→ **Task to complete**
Leave out all pictures and give back precisely the lines from the line with "Recreate this image" to the line with "plt.rcParams['mathtext.fontset'] = 'cm'", including those two lines.

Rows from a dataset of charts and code
......

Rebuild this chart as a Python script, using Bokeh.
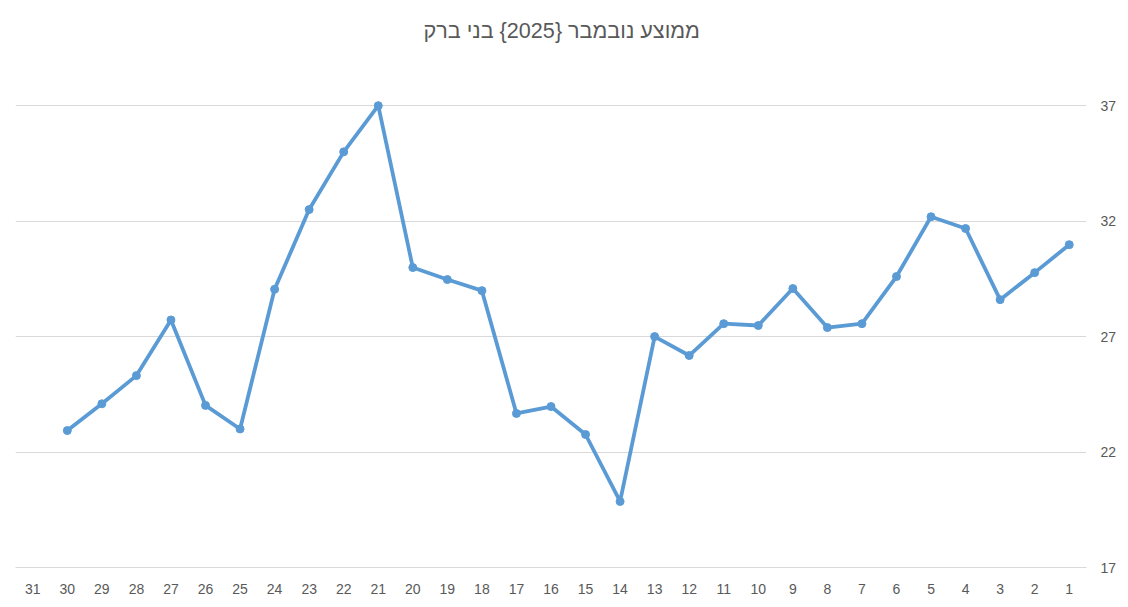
import numpy as np

from bokeh.plotting import figure
from bokeh.models import ColumnDataSource, FactorRange, LinearAxis, Range1d
from bokeh.embed import file_html
from bokeh.resources import INLINE


title_text = "ממוצע נובמבר {2025} בני ברק"

days = [str(d) for d in range(1, 32)]
# daily average, day 1 .. day 31 (31 has no value)
avg = [30.98, 29.77, 28.6, 31.68, 32.19, 29.6, 27.56, 27.39, 29.08, 27.48,
       27.56, 26.18, 27.0, 19.86, 22.76, 23.97, 23.67, 28.99, 29.47, 29.99,
       37.0, 35.0, 32.5, 29.05, 23.0, 24.02, 27.72, 25.31, 24.09, 22.93,
       np.nan]
y_ticks = [17, 22, 27, 32, 37]

gray_text = "#595959"
grid_color = "#d9d9d9"
line_color = "#5b9bd5"
font = "Liberation Sans"

source = ColumnDataSource(data=dict(day=days, avg=avg))

p = figure(x_range=FactorRange(*days[::-1]), y_range=Range1d(17, 39),
           width=1126, height=605, output_backend="svg", toolbar_location=None,
           title=title_text, y_axis_location=None,
           min_border_left=15, min_border_right=40, min_border_top=59, min_border_bottom=38)
p.outline_line_color = None
p.background_fill_color = "white"
p.border_fill_color = "white"

p.title.align = "left"
p.title.offset = 408
p.title.vertical_align = "top"
p.title.text_font = font
p.title.text_font_size = "21.6px"
p.title.text_font_style = "normal"
p.title.text_color = gray_text
p.title.standoff = 30

p.line(x='day', y='avg', source=source, line_color=line_color, line_width=3.8)
p.scatter(x='day', y='avg', source=source, size=8, fill_color=line_color,
          line_color=line_color)

yaxis = LinearAxis(ticker=y_ticks)
yaxis.axis_line_color = None
yaxis.major_tick_line_color = None
yaxis.minor_tick_line_color = None
yaxis.major_label_standoff = 8
yaxis.major_label_text_font = font
yaxis.major_label_text_font_size = "14px"
yaxis.major_label_text_color = gray_text
p.add_layout(yaxis, "right")

p.xaxis.axis_line_color = grid_color
p.xaxis.major_tick_line_color = None
p.xaxis.minor_tick_line_color = None
p.xaxis.major_label_standoff = 10
p.xaxis.major_label_text_font = font
p.xaxis.major_label_text_font_size = "14px"
p.xaxis.major_label_text_color = gray_text

p.xgrid.grid_line_color = None
p.ygrid.ticker = y_ticks
p.ygrid.grid_line_color = grid_color

open("out.html", "w").write(file_html(p, INLINE))
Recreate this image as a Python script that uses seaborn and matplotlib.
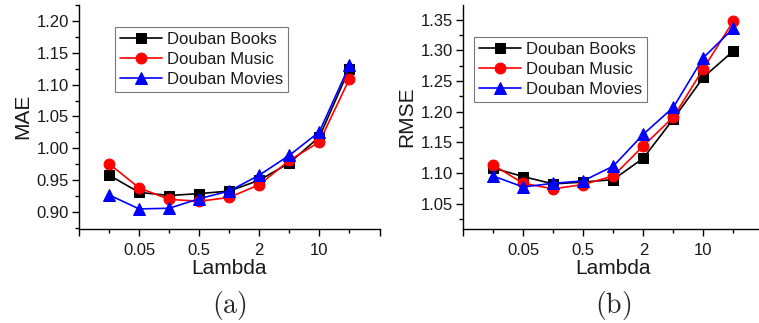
import numpy as np
import pandas as pd
import matplotlib
matplotlib.use("Agg")
import matplotlib.pyplot as plt
import seaborn as sns
from matplotlib.ticker import FixedLocator, MultipleLocator, FixedFormatter

sns.set_theme(style="ticks")
plt.rcParams['font.family'] = ['Liberation Sans', 'DejaVu Sans']
plt.rcParams['mathtext.fontset'] = 'cm'

positions = [1, 2, 3, 4, 5, 6, 7, 8, 9]
tick_positions = [0, 2, 4, 6, 8, 10]
tick_labels = ["", "0.05", "0.5", "2", "10", ""]
series_names = ["Douban Books", "Douban Music", "Douban Movies"]

mae_books = [0.958, 0.931, 0.926, 0.929, 0.933, 0.950, 0.977, 1.018, 1.125]
mae_music = [0.976, 0.938, 0.920, 0.917, 0.923, 0.943, 0.981, 1.010, 1.109]
mae_movies = [0.927, 0.905, 0.906, 0.921, 0.933, 0.958, 0.989, 1.026, 1.130]

rmse_books = [1.108, 1.094, 1.082, 1.085, 1.089, 1.124, 1.188, 1.256, 1.299]
rmse_music = [1.113, 1.083, 1.074, 1.081, 1.095, 1.144, 1.191, 1.270, 1.348]
rmse_movies = [1.095, 1.077, 1.083, 1.087, 1.111, 1.163, 1.207, 1.288, 1.336]

colors = {"Douban Books": "black", "Douban Music": "red", "Douban Movies": "blue"}
markers = {"Douban Books": "s", "Douban Music": "o", "Douban Movies": "^"}
msizes = {"Douban Books": 6.5, "Douban Music": 7.8, "Douban Movies": 8}


def make_df(a, b, c):
    rows = []
    for name, vals in zip(series_names, [a, b, c]):
        for p, v in zip(positions, vals):
            rows.append({"x": p, "y": v, "series": name})
    return pd.DataFrame(rows)


fig = plt.figure(figsize=(7.59, 3.23), dpi=100)
ax1 = fig.add_axes([0.104, 0.292, 0.396, 0.693])
ax2 = fig.add_axes([0.610, 0.292, 0.396, 0.693])

panels = [
    (ax1, make_df(mae_books, mae_music, mae_movies), "MAE", (0.874, 1.225),
     [0.90, 0.95, 1.00, 1.05, 1.10, 1.15, 1.20], (0.12, 0.90)),
    (ax2, make_df(rmse_books, rmse_music, rmse_movies), "RMSE", (1.009, 1.374),
     [1.05, 1.10, 1.15, 1.20, 1.25, 1.30, 1.35], (0.037, 0.857)),
]

for ax, df, ylabel, ylim, yt, legpos in panels:
    for name in series_names:
        sub = df[df["series"] == name]
        sns.lineplot(data=sub, x="x", y="y", ax=ax, color=colors[name],
                     marker=markers[name], markersize=msizes[name],
                     markeredgecolor=colors[name], linewidth=1.2, label=name)
    ax.set_xlim(0, 10)
    ax.set_ylim(*ylim)
    ax.xaxis.set_major_locator(FixedLocator(tick_positions))
    ax.xaxis.set_major_formatter(FixedFormatter(tick_labels))
    ax.xaxis.set_minor_locator(FixedLocator([1, 3, 5, 7, 9]))
    ax.set_yticks(yt)
    ax.set_yticklabels([f"{v:.2f}" for v in yt])
    ax.yaxis.set_minor_locator(MultipleLocator(0.025))
    ax.tick_params(axis="both", which="major", direction="out", length=5, width=1,
                   labelsize=12, color="black", labelcolor="#1a1a1a", pad=2)
    ax.tick_params(axis="both", which="minor", direction="out", length=3, width=1, color="black")
    ax.tick_params(axis="x", which="major", pad=5)
    sns.despine(ax=ax)
    for s in ["left", "bottom"]:
        ax.spines[s].set_linewidth(1.0)
        ax.spines[s].set_color("black")
    ax.set_xlabel("Lambda", fontsize=15, labelpad=1, color="#1a1a1a")
    ax.set_ylabel(ylabel, fontsize=15, labelpad=3, color="#1a1a1a")
    ax.set_facecolor("white")
    leg = ax.legend(loc="upper left", bbox_to_anchor=legpos,
                    frameon=True, fancybox=False, fontsize=12, handlelength=2.5,
                    borderpad=0.3, labelspacing=0.3, handletextpad=0.3, borderaxespad=0)
    leg.get_frame().set_edgecolor("#555555")
    leg.get_frame().set_linewidth(0.8)
    for t in leg.get_texts():
        t.set_color("#1a1a1a")

fig.text(0.302, 0.03, r"$\mathrm{(a)}$", ha="center", va="baseline", fontsize=20)
fig.text(0.808, 0.03, r"$\mathrm{(b)}$", ha="center", va="baseline", fontsize=20)

fig.savefig("out.png", dpi=100, facecolor="white")
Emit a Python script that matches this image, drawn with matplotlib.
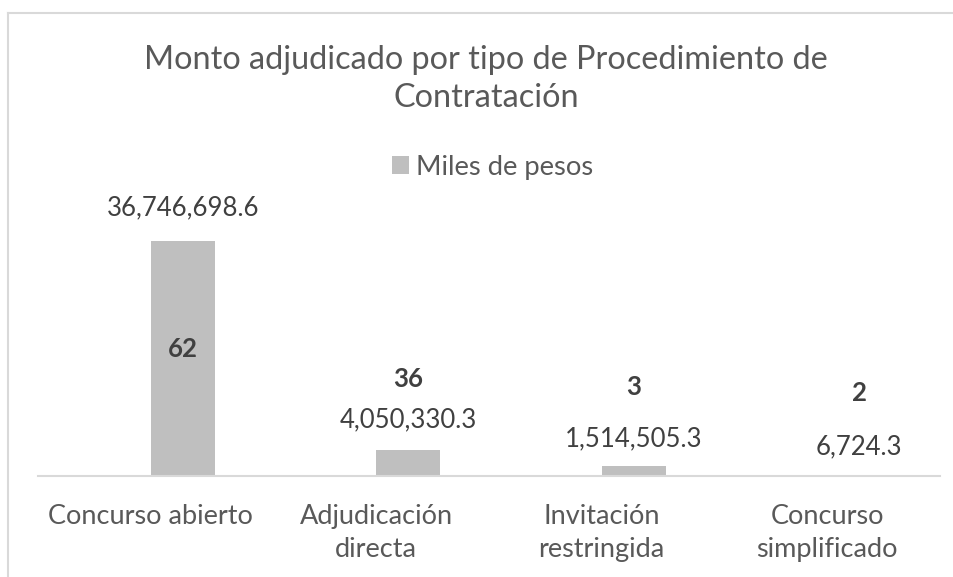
import matplotlib
matplotlib.use("Agg")
import matplotlib.pyplot as plt
from matplotlib.lines import Line2D

# ---- data ----
categories = ["Concurso abierto", "Adjudicación\ndirecta", "Invitación\nrestringida", "Concurso\nsimplificado"]
montos = [36746698.6, 4050330.3, 1514505.3, 6724.3]
conteos = [62, 36, 3, 2]
serie_nombre = "Miles de pesos"
titulo = "Monto adjudicado por tipo de Procedimiento de\nContratación"

FONT = "Lato"
plt.rcParams["font.family"] = [FONT, "DejaVu Sans"]

W, H, DPI = 954, 577, 100
fig = plt.figure(figsize=(W / DPI, H / DPI), dpi=DPI)
fig.patch.set_facecolor("white")

# axes placement (pixels)
ax_left, ax_right, ax_bottom_px = 38, 940, 476
ymax = 52_000_000
px_per_unit = 235 / 36746698.6
ax_h = ymax * px_per_unit
ax = fig.add_axes([ax_left / W, (H - ax_bottom_px) / H, (ax_right - ax_left) / W, ax_h / H])
ax.set_xlim(-0.5, len(categories) - 0.5)
ax.set_ylim(0, ymax)
for s in ["top", "right", "left"]:
    ax.spines[s].set_visible(False)
ax.spines["bottom"].set_color("#D9D9D9")
ax.spines["bottom"].set_linewidth(1.5)
ax.set_yticks([])
ax.set_xticks([])

bar_w = 64 / 225.5
xs = list(range(len(categories)))
bars = ax.bar(xs, montos, width=bar_w, align="edge", color="#BFBFBF", label=serie_nombre, zorder=2)

# value labels above bars
val_offsets_px = [33, 30, 28, 29]
for x, v, off in zip(xs, montos, val_offsets_px):
    ax.annotate(f"{v:,.1f}", xy=(x + bar_w / 2, v), xytext=(0, off * 72 / DPI),
                textcoords="offset points", ha="center", va="center",
                fontsize=18.5, color="#404040")

# count labels (bold) at fixed vertical spots
def ypix_to_data(yp):
    return (ax_bottom_px - yp) / px_per_unit

count_ypix = [349, 379, 387, 393]
for x, c, yp in zip(xs, conteos, count_ypix):
    ax.text(x + bar_w / 2, ypix_to_data(yp), f"{c}", ha="center", va="center",
            fontsize=18.5, fontweight="bold", color="#404040")

# category labels
for x, lab in zip(xs, categories):
    ax.text(x, ypix_to_data(504), lab, ha="center", va="top", fontsize=19.5,
            color="#595959", linespacing=1.38)

# title
fig.text(486 / W, 1 - 45 / H, titulo, ha="center", va="top", fontsize=23.3,
         color="#595959", linespacing=1.34)

# legend
leg = fig.legend(handles=[bars], labels=[serie_nombre], loc="center",
                 bbox_to_anchor=(493 / W, 1 - 167 / H), frameon=False,
                 fontsize=19.7, handlelength=0.62, handleheight=0.62, handletextpad=0.26,
                 borderpad=0, borderaxespad=0)
for t in leg.get_texts():
    t.set_color("#595959")

# chart border lines
fig.add_artist(Line2D([8.5 / W, 8.5 / W], [0, 1 - 12.5 / H], color="#D9D9D9", lw=1.5, transform=fig.transFigure))
fig.add_artist(Line2D([8.5 / W, 1], [1 - 12.5 / H, 1 - 12.5 / H], color="#D9D9D9", lw=1.5, transform=fig.transFigure))

fig.savefig("out.png", dpi=DPI, facecolor="white")
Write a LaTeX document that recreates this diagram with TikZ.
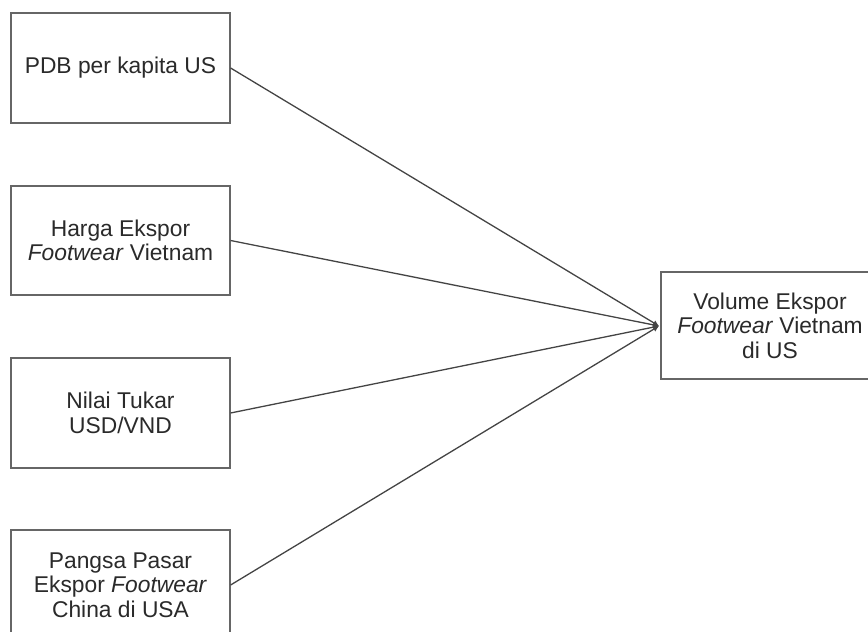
\documentclass[tikz,border=0pt]{standalone}
\usepackage{fontspec}
\setmainfont{Liberation Sans}
\usetikzlibrary{arrows.meta}
\definecolor{boxline}{HTML}{666666}
\definecolor{conn}{HTML}{444444}
\definecolor{txt}{HTML}{2A2A2A}
\begin{document}
\begin{tikzpicture}[x=1pt,y=-1pt,
  vbox/.style={draw=boxline, line width=1.2pt, fill=white, text=txt, align=center,
    minimum width=219pt, inner sep=0pt, font=\fontsize{22.8}{24.5}\selectfont},
  connector/.style={draw=conn, line width=1.3pt, -{Latex[length=6pt,width=6pt]}}]
\useasboundingbox (0,0) rectangle (868,632);
\clip (0,0) rectangle (868,632);
\node[vbox, minimum height=110pt] (pdb) at (120.5,68) {PDB per kapita US};
\node[vbox, minimum height=109pt] (harga) at (120.5,240.5) {Harga Ekspor\\\textit{Footwear} Vietnam};
\node[vbox, minimum height=110pt] (nilai) at (120.5,413) {Nilai Tukar\\USD/VND};
\node[vbox, minimum height=110pt] (pangsa) at (120.5,585) {Pangsa Pasar\\Ekspor \textit{Footwear}\\China di USA};
\node[vbox, minimum width=218pt, minimum height=107pt] (volume) at (770,325.5) {Volume Ekspor\\\textit{Footwear} Vietnam\\di US};
\coordinate (tip) at (659,326);
\draw[connector] (pdb.east) -- (tip);
\draw[connector] (harga.east) -- (tip);
\draw[connector] (nilai.east) -- (tip);
\draw[connector] (pangsa.east) -- (tip);
\end{tikzpicture}
\end{document}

......

→ **Answer**
Recreate this image as a Python script that uses seaborn and matplotlib.
import numpy as np
import pandas as pd
import matplotlib
matplotlib.use("Agg")
import matplotlib.pyplot as plt
import seaborn as sns
from matplotlib.ticker import FixedLocator, MultipleLocator, FixedFormatter

sns.set_theme(style="ticks")
plt.rcParams['font.family'] = ['Liberation Sans', 'DejaVu Sans']
plt.rcParams['mathtext.fontset'] = 'cm'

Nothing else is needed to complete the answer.